Derin ve doğru atılan kahkaha sağlığa yararlıdır sevgili insanlar. Hayatın olumlu tarafına bakarak huzur bulmak ve bazı şeylere gülebilmenin getirdiği rahatlık bir yana; gülmek ve kahkaha atmanın dopamin seviyelerini düzenlediği söylenir. Güldükçe, stresinizi ve gerginliğinizi azaltmanızın yanı sıra ruhunuzu rahatlatırsınız.
Bu gönderiyi okuduktan sonra aynanın karşısına geçin, kendinizle göz göze gelin ve kendinize gülümseyin. Bazen hem gülümsenmeye hem gülümsemeye ihtiyaç duyarız. Bundan sonra da varlığınıza ve kadın olmaya şükrettiğiniz her anda gülümseyin, ruhunuza iyi gelecektir.

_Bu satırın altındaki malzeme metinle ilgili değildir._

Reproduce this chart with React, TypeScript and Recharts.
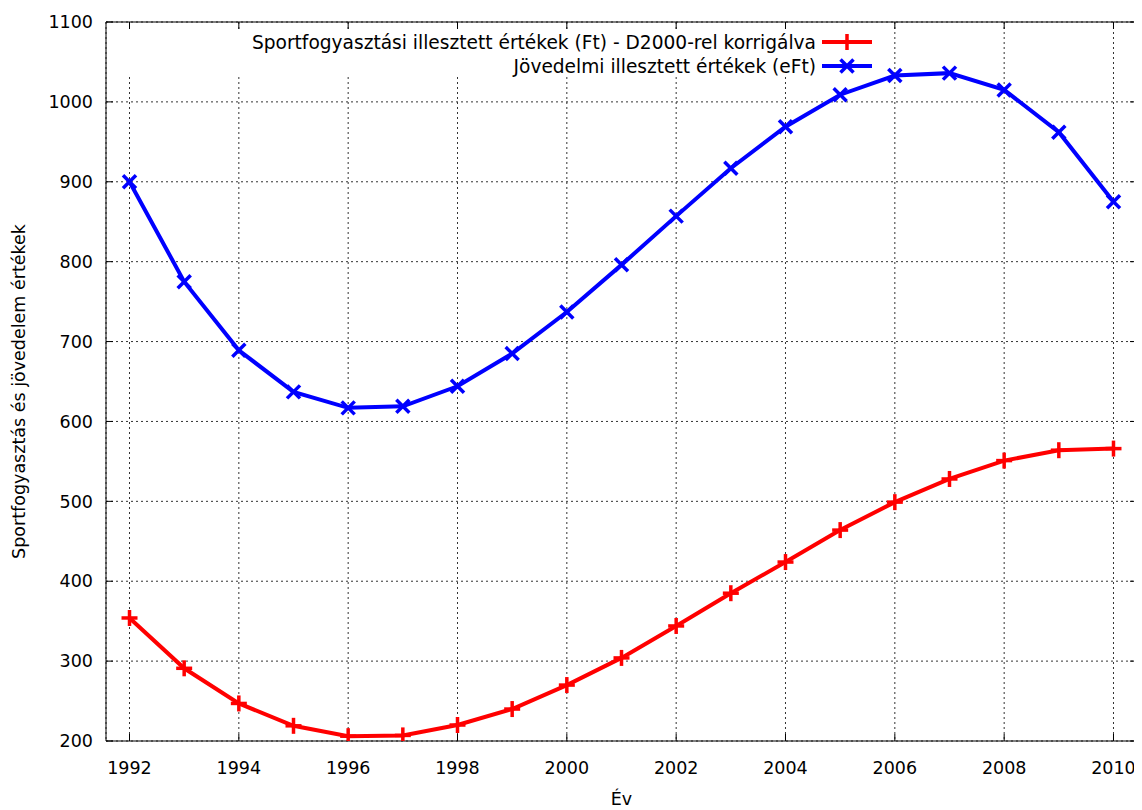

Normlara ayak uydurmaya çalışmak veya
YAŞAMAK
Neden ara sıra gülümsenmeye ve gülümsemeye ihtiyaç duyduğumuz konusuna çok girmeyeceğim fakat günümüz toplumunda kadın olmak dediğimde çoğu kişi ana hatları anlayacaktır.
Bu ana hatların içini dolduran meseleler değişiklik gösterebilse de genellikle merkez noktada yatan bir zihniyet vardır. Bu zihniyetin dayatmalarından kurtulabilmek pek mümkün değildir çünkü bazıları toplumda yer edinmiş normlar haline gelmiştir. Birazcık her şeyi boş verelim; farklı hayat anlayışlarını, beden ve güzellik algılarını…
Sizi baskılayan ve kalıplaştırmaya çalışan tüm düşünceleri, hayatınıza girmeden önce sorgulayın: Bu bana ne hissettirecek? bu beni mutlu edecek mi?
Kadın olmak konusundan bağımsız olarak; unutmayın ki sosyal medyada başta olmak üzere toplum tarafından çeşitli yollarla dayatılan standartlara uymaya çalışmak yaşamak değildir.
BEDENİNİZE ŞÜKRETMEK
Ancak bir kadının tamamıyla anlayabileceği bir şeydir kadın bedeni.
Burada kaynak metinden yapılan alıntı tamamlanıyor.